Dr. King’s legacy challenges us to serve

Dear Faculty, Staff, and Students:

With a legacy that has withstood the hands of time and forever shaped civil rights around the world, there is so much to choose from in celebrating the life of Martin Luther King Jr.

Champion of equality. Advocate of change through nonviolent means. Voice of the nation’s conscience in addressing discrimination, harassment, and economic disparity.

As we approach the national commemoration of Dr. King’s life next Monday and continue our system‑wide tributes next week, I would like to challenge all of us to reflect on a question that this towering pillar for equality once posed.

“Is your heart right? If your heart isn’t right, fix it up today.”

That simple but profound question and response calls us to take an honest look within ourselves to examine the principles that shape our opinions, influence our conversations, and guide our daily actions. It is a question Dr. King asked because he understood the corrosive effects of lives shaped by anger, resentment, and fear. Replacing those feelings with empathy and forgiveness, Dr. King argued, opens the door to achieving an inner peace that leads to a kinder, more empathetic, and just world.

What core principles guide our daily decisions and actions? Do our choices reflect a kind and sincere heart? What can we change within ourselves to help move the world toward a place in which all people are treated with dignity and respect and receive equal opportunities to pursue a life of happiness?
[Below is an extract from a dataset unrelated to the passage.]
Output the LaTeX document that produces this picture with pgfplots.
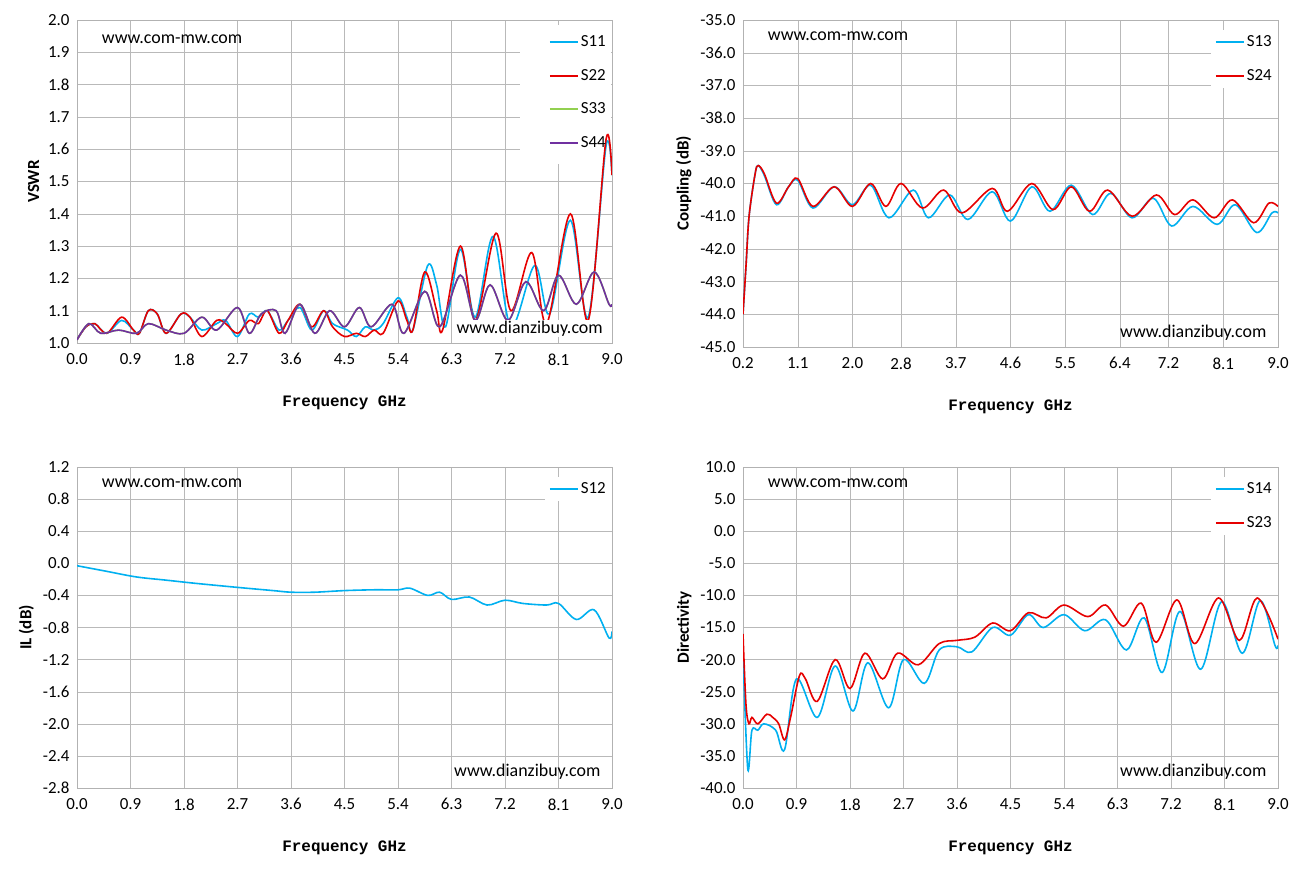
\documentclass[border=0pt]{standalone}
\usepackage{pgfplots}
\pgfplotsset{compat=1.18}
\usepackage{fontspec}
\setmainfont{Carlito}
\newfontfamily\monob{Liberation Mono}
\definecolor{cb}{HTML}{00B0F0}
\definecolor{cr}{HTML}{E60000}
\definecolor{cg}{HTML}{92D050}
\definecolor{cp}{HTML}{7030A0}
\tikzset{wm/.style={font=\fontsize{18}{21}\selectfont}}
\pgfplotsset{
 base/.style={scale only axis, width=535bp, height=323bp, anchor=south west,
  grid=major, major grid style={gray!55}, axis line style={gray!60},
  tick style={draw=none}, tick align=inside,
  ticklabel style={font=\fontsize{17}{20}\selectfont},
  xticklabel style={yshift=-7bp},
  yticklabel style={xshift=-4bp},
  /pgf/number format/assume math mode=true,
  /pgf/number format/.cd, fixed, fixed zerofill, precision=1, /pgfplots/.cd,
  xlabel style={font=\monob\bfseries\fontsize{16}{18}\selectfont, yshift=-24bp},
  ylabel style={font=\bfseries\fontsize{17}{20}\selectfont, yshift=2bp},
  legend cell align=left,
  legend style={draw=none, fill=white, font=\fontsize{17}{20}\selectfont, row sep=17bp, at={(1,0.97)}, anchor=north east, inner sep=4bp},
  legend image code/.code={\draw[#1, sharp plot, line width=2bp] (0bp,0bp) -- (28bp,0bp);},
  every axis plot/.append style={line width=1.6bp, smooth, tension=0.55},
 }}
\begin{document}
\begin{tikzpicture}
\useasboundingbox (0bp,0bp) rectangle (1305bp,-871bp);
% Top-left VSWR
\begin{axis}[base, at={(77bp,-343bp)}, xmin=0, xmax=9, ymin=1, ymax=2, xtick={0,0.9,1.8,2.7,3.6,4.5,5.4,6.3,7.2,8.1,9.0}, ytick={1,1.1,1.2,1.3,1.4,1.5,1.6,1.7,1.8,1.9,2.0},
 xlabel={Frequency GHz}, ylabel={VSWR}, legend style={fill=none}]
\fill[white] (axis cs:7.45,1.555) rectangle (axis cs:8.98,1.985);
\addplot[cb] coordinates {(0,1.01)(0.15,1.05)(0.3,1.06)(0.5,1.03)(0.75,1.07)(0.95,1.04)(1.05,1.03)(1.2,1.10)(1.35,1.09)(1.5,1.03)(1.75,1.09)(1.9,1.08)(2.1,1.04)(2.35,1.06)(2.5,1.07)(2.7,1.02)(2.9,1.09)(3.05,1.08)(3.2,1.1)(3.4,1.04)(3.55,1.07)(3.75,1.11)(3.95,1.04)(4.15,1.10)(4.3,1.06)(4.55,1.04)(4.7,1.02)(4.85,1.05)(5.0,1.04)(5.15,1.06)(5.4,1.14)(5.55,1.08)(5.65,1.04)(5.9,1.24)(6.05,1.18)(6.2,1.05)(6.45,1.29)(6.7,1.08)(7.0,1.33)(7.3,1.05)(7.7,1.24)(7.95,1.09)(8.3,1.38)(8.6,1.08)(8.9,1.61)(9.0,1.52)};
\addlegendentry{S11}
\addplot[cr] coordinates {(0,1.01)(0.15,1.05)(0.3,1.06)(0.5,1.03)(0.75,1.08)(0.95,1.04)(1.05,1.03)(1.2,1.10)(1.35,1.09)(1.5,1.03)(1.75,1.09)(1.9,1.08)(2.1,1.02)(2.35,1.07)(2.5,1.06)(2.7,1.03)(2.9,1.07)(3.05,1.06)(3.2,1.1)(3.4,1.03)(3.55,1.07)(3.75,1.12)(3.95,1.05)(4.15,1.10)(4.3,1.05)(4.5,1.02)(4.7,1.03)(4.85,1.02)(5.0,1.04)(5.15,1.03)(5.4,1.13)(5.55,1.07)(5.65,1.04)(5.85,1.22)(6.05,1.10)(6.15,1.04)(6.45,1.30)(6.7,1.07)(7.05,1.34)(7.3,1.10)(7.65,1.28)(7.9,1.06)(8.3,1.40)(8.6,1.07)(8.9,1.63)(9.0,1.52)};
\addlegendentry{S22}
\addplot[cg] coordinates {(0,1.01)(0.2,1.06)(0.4,1.03)(0.7,1.04)(1.0,1.03)(1.2,1.06)(1.5,1.04)(1.8,1.03)(2.1,1.08)(2.35,1.04)(2.7,1.11)(2.9,1.03)(3.1,1.09)(3.35,1.10)(3.5,1.03)(3.75,1.12)(4.0,1.03)(4.25,1.10)(4.5,1.05)(4.75,1.11)(4.95,1.05)(5.3,1.12)(5.5,1.03)(5.85,1.16)(6.1,1.05)(6.45,1.21)(6.7,1.07)(6.95,1.18)(7.25,1.07)(7.55,1.19)(7.85,1.10)(8.1,1.21)(8.4,1.12)(8.7,1.22)(8.95,1.12)(9,1.12)};
\addlegendentry{S33}
\addplot[cp] coordinates {(0,1.01)(0.2,1.06)(0.4,1.03)(0.7,1.04)(1.0,1.03)(1.2,1.06)(1.5,1.04)(1.8,1.03)(2.1,1.08)(2.35,1.04)(2.7,1.11)(2.9,1.03)(3.1,1.09)(3.35,1.10)(3.5,1.03)(3.75,1.12)(4.0,1.03)(4.25,1.10)(4.5,1.05)(4.75,1.11)(4.95,1.05)(5.3,1.12)(5.5,1.03)(5.85,1.16)(6.1,1.05)(6.45,1.21)(6.7,1.07)(6.95,1.18)(7.25,1.07)(7.55,1.19)(7.85,1.10)(8.1,1.21)(8.4,1.12)(8.7,1.22)(8.95,1.12)(9,1.12)};
\addlegendentry{S44}
\node[anchor=west, wm] at (rel axis cs:0.04,0.94) {www.com-mw.com};
\node[anchor=east, wm, fill=white, inner sep=1bp] at (rel axis cs:0.985,0.045) {www.dianzibuy.com};
\end{axis}
% Top-right Coupling
\begin{axis}[base, at={(743bp,-347bp)}, height=327bp, xmin=0.2, xmax=9, ymin=-45, ymax=-35, xtick={0.2,1.1,2.0,2.8,3.7,4.6,5.5,6.4,7.2,8.1,9.0}, ytick={-45,-44,-43,-42,-41,-40,-39,-38,-37,-36,-35},
 xlabel={Frequency GHz}, ylabel={Coupling (dB)}]
\addplot[cb] coordinates {(0.2,-44)(0.25,-42.5)(0.3,-41)(0.4,-39.7)(0.45,-39.45)(0.55,-39.75)(0.75,-40.65)(0.95,-40.1)(1.1,-39.9)(1.35,-40.75)(1.7,-40.1)(2.0,-40.65)(2.3,-40.05)(2.6,-41.05)(3.0,-40.2)(3.25,-41.05)(3.6,-40.35)(3.9,-41.1)(4.3,-40.25)(4.6,-41.15)(4.95,-40.1)(5.25,-40.85)(5.6,-40.05)(5.95,-40.95)(6.25,-40.3)(6.6,-41.05)(6.95,-40.45)(7.25,-41.3)(7.6,-40.7)(8.0,-41.25)(8.3,-40.65)(8.65,-41.5)(8.9,-40.9)(9,-40.9)};
\addlegendentry{S13}
\addplot[cr] coordinates {(0.2,-44)(0.25,-42.5)(0.3,-41)(0.4,-39.7)(0.45,-39.45)(0.55,-39.7)(0.75,-40.6)(0.95,-40.1)(1.1,-39.85)(1.35,-40.7)(1.7,-40.1)(2.0,-40.7)(2.3,-40.0)(2.55,-40.7)(2.8,-40.0)(3.15,-40.75)(3.5,-40.2)(3.8,-40.9)(4.3,-40.15)(4.55,-40.85)(4.95,-40.0)(5.3,-40.8)(5.6,-40.1)(5.9,-40.85)(6.2,-40.2)(6.6,-41.0)(7.0,-40.35)(7.3,-40.95)(7.6,-40.5)(7.95,-41.05)(8.25,-40.5)(8.6,-41.2)(8.85,-40.6)(9,-40.7)};
\addlegendentry{S24}
\node[anchor=west, wm] at (rel axis cs:0.04,0.95) {www.com-mw.com};
\node[anchor=east, wm] at (rel axis cs:0.985,0.045) {www.dianzibuy.com};
\end{axis}
% Bottom-left IL
\begin{axis}[base, at={(77bp,-788bp)}, height=321bp, xmin=0, xmax=9, ymin=-2.8, ymax=1.2, xtick={0,0.9,1.8,2.7,3.6,4.5,5.4,6.3,7.2,8.1,9.0}, ytick={-2.8,-2.4,-2.0,-1.6,-1.2,-0.8,-0.4,0,0.4,0.8,1.2},
 xlabel={Frequency GHz}, ylabel={IL (dB)}]
\addplot[cb] coordinates {(0,-0.03)(0.5,-0.1)(1,-0.17)(1.5,-0.21)(2,-0.25)(2.7,-0.3)(3.3,-0.34)(3.6,-0.36)(4,-0.36)(4.5,-0.34)(5,-0.33)(5.4,-0.33)(5.6,-0.31)(5.9,-0.4)(6.1,-0.36)(6.3,-0.45)(6.6,-0.42)(6.9,-0.52)(7.2,-0.46)(7.5,-0.5)(7.9,-0.52)(8.1,-0.5)(8.4,-0.7)(8.7,-0.58)(8.95,-0.93)(9,-0.85)};
\addlegendentry{S12}
\node[anchor=west, wm] at (rel axis cs:0.04,0.95) {www.com-mw.com};
\node[anchor=east, wm] at (rel axis cs:0.985,0.05) {www.dianzibuy.com};
\end{axis}
% Bottom-right Directivity
\begin{axis}[base, at={(743bp,-788bp)}, height=321bp, xmin=0, xmax=9, ymin=-40, ymax=10, xtick={0,0.9,1.8,2.7,3.6,4.5,5.4,6.3,7.2,8.1,9.0}, ytick={-40,-35,-30,-25,-20,-15,-10,-5,0,5,10},
 xlabel={Frequency GHz}, ylabel={Directivity}]
\addplot[cb] coordinates {(0,-19)(0.08,-37)(0.15,-31)(0.25,-31)(0.35,-30)(0.55,-31)(0.7,-34)(0.9,-23)(1.25,-29)(1.55,-21)(1.85,-28)(2.1,-20.5)(2.45,-27.5)(2.7,-20)(3.05,-23.7)(3.3,-18.5)(3.6,-18)(3.85,-18.8)(4.2,-15)(4.5,-16.2)(4.8,-13)(5.05,-15)(5.4,-13)(5.75,-15.5)(6.1,-13.8)(6.45,-18.5)(6.75,-13.5)(7.05,-22)(7.35,-12.5)(7.7,-21.5)(8.05,-11)(8.4,-19)(8.7,-10.8)(8.95,-17.8)(9,-17.8)};
\addlegendentry{S14}
\addplot[cr] coordinates {(0,-16)(0.05,-27)(0.1,-30)(0.15,-29)(0.25,-30)(0.4,-28.5)(0.5,-29)(0.6,-30)(0.7,-32.5)(0.8,-29)(0.95,-22.5)(1.05,-23)(1.25,-26.5)(1.55,-20)(1.8,-24.5)(2.05,-19)(2.35,-23)(2.6,-19)(2.95,-20.8)(3.3,-17.5)(3.6,-17)(3.9,-16.5)(4.2,-14.3)(4.5,-15.5)(4.8,-12.7)(5.1,-13.5)(5.4,-11.5)(5.8,-13.3)(6.1,-11.5)(6.4,-14.8)(6.7,-11.2)(6.95,-17.3)(7.3,-10.7)(7.6,-17.5)(8.0,-10.4)(8.35,-17)(8.65,-10.4)(9,-16.8)};
\addlegendentry{S23}
\node[anchor=west, wm] at (rel axis cs:0.04,0.95) {www.com-mw.com};
\node[anchor=east, wm] at (rel axis cs:0.985,0.05) {www.dianzibuy.com};
\end{axis}
\end{tikzpicture}
\end{document}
“Is your heart right? If your heart isn’t right, fix it up today.”

While individually we may not be able to bring compassion to the world stage, we can reinforce it continually in our day-to-day activities. We can strive to get our hearts right by focusing on kindness and goodwill, laying the groundwork for a path that guides us to just decisions that will help us confront the poverty, injustice, and ignorance that surround us.
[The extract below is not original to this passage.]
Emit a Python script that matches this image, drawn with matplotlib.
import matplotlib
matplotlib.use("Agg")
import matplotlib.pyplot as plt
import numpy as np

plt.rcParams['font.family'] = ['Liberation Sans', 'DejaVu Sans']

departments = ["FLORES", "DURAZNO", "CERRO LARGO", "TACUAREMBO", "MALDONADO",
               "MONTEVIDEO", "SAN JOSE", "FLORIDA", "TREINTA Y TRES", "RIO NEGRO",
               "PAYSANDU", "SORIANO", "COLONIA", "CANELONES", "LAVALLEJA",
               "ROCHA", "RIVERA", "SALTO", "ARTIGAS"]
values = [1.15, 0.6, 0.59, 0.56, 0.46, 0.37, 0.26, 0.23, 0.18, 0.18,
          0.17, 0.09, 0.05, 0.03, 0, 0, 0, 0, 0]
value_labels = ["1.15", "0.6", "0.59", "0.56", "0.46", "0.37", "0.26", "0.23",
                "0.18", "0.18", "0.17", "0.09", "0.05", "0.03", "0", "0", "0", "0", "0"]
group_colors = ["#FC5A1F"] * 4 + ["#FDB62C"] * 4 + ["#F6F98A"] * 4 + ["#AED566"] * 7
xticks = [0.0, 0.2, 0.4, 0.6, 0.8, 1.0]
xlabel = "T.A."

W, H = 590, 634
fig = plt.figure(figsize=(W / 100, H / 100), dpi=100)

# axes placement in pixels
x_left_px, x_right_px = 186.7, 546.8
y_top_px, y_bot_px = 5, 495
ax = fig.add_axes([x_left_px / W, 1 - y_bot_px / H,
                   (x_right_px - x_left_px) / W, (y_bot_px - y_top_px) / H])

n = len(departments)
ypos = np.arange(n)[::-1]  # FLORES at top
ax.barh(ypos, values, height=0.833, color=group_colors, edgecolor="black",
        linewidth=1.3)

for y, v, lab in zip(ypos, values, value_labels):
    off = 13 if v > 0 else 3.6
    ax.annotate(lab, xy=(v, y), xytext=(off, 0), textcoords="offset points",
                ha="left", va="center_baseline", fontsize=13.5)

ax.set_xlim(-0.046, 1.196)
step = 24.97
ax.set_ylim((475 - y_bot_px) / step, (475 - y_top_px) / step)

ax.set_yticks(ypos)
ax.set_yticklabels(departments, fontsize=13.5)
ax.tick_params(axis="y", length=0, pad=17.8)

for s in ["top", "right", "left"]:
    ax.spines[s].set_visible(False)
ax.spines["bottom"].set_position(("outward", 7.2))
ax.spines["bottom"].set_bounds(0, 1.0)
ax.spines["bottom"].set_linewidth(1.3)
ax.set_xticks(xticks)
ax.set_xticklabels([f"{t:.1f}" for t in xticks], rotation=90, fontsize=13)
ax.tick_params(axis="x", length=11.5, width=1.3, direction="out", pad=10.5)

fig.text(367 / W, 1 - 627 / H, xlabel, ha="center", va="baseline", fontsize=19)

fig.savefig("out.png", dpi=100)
In closing, I want to encourage you to attend the keynote presentation of our 2020 MLK Community Celebration, which will feature sociopolitical comedian W. Kamau Bell. The host and executive producer of the Emmy Award winning CNN docu‑series United Shades of America with W. Kamau Bell, Bell will speak at 6:30 p.m. on the WSU Pullman campus. His remarks, which will be livestreamed, are certain to expand our understanding of issues related to race and racism.